The first step is to write regulations covering the uses of social media. These regulations should include guidelines on such issues as whether the board should have a social media presence and what should be communicated in that way. Social media posts should focus on lighthearted issues and not opinions or arguments, and posts should be moderated to keep commenting to a minimum.
Records should be kept in hard copy and not on social media. A similar approach to privacy may be appropriate for social media. One way to curb conflict is to make the pages private and have members agree to certain guidelines before they have access. Above all, it is important that all social media posts and interactions are within legal parameters.

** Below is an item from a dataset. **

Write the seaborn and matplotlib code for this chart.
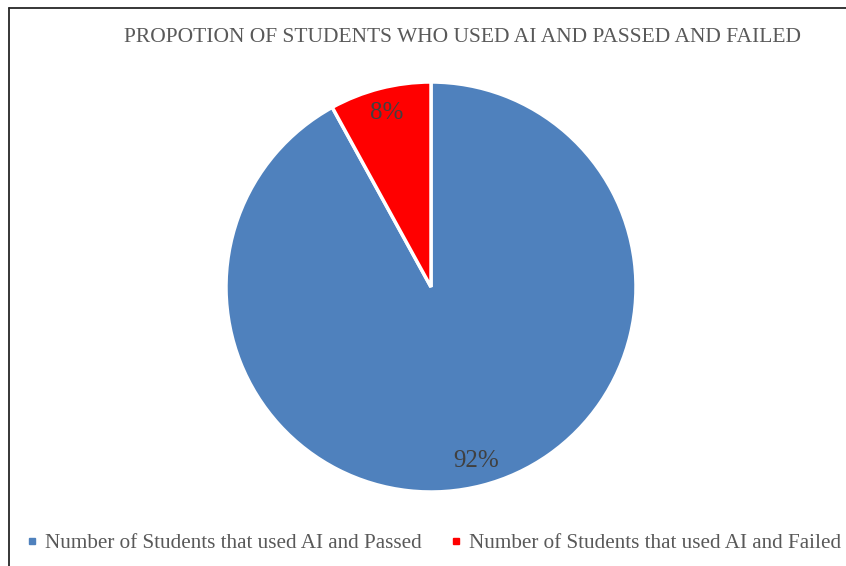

Unfortunately, conflicts may erupt between HOAs and homeowners either online or offline. When this occurs, both sides might need to seek legal counsel. A poorly regulated social media presence could exacerbate this conflict, or a homeowner might take to their own social media account to discuss the problem. Issues that arise could include neighbor disputes, arguments about violations of the HOA's codes, or conflicts that occur between board members. It may be possible to settle these types of disputes outside of court.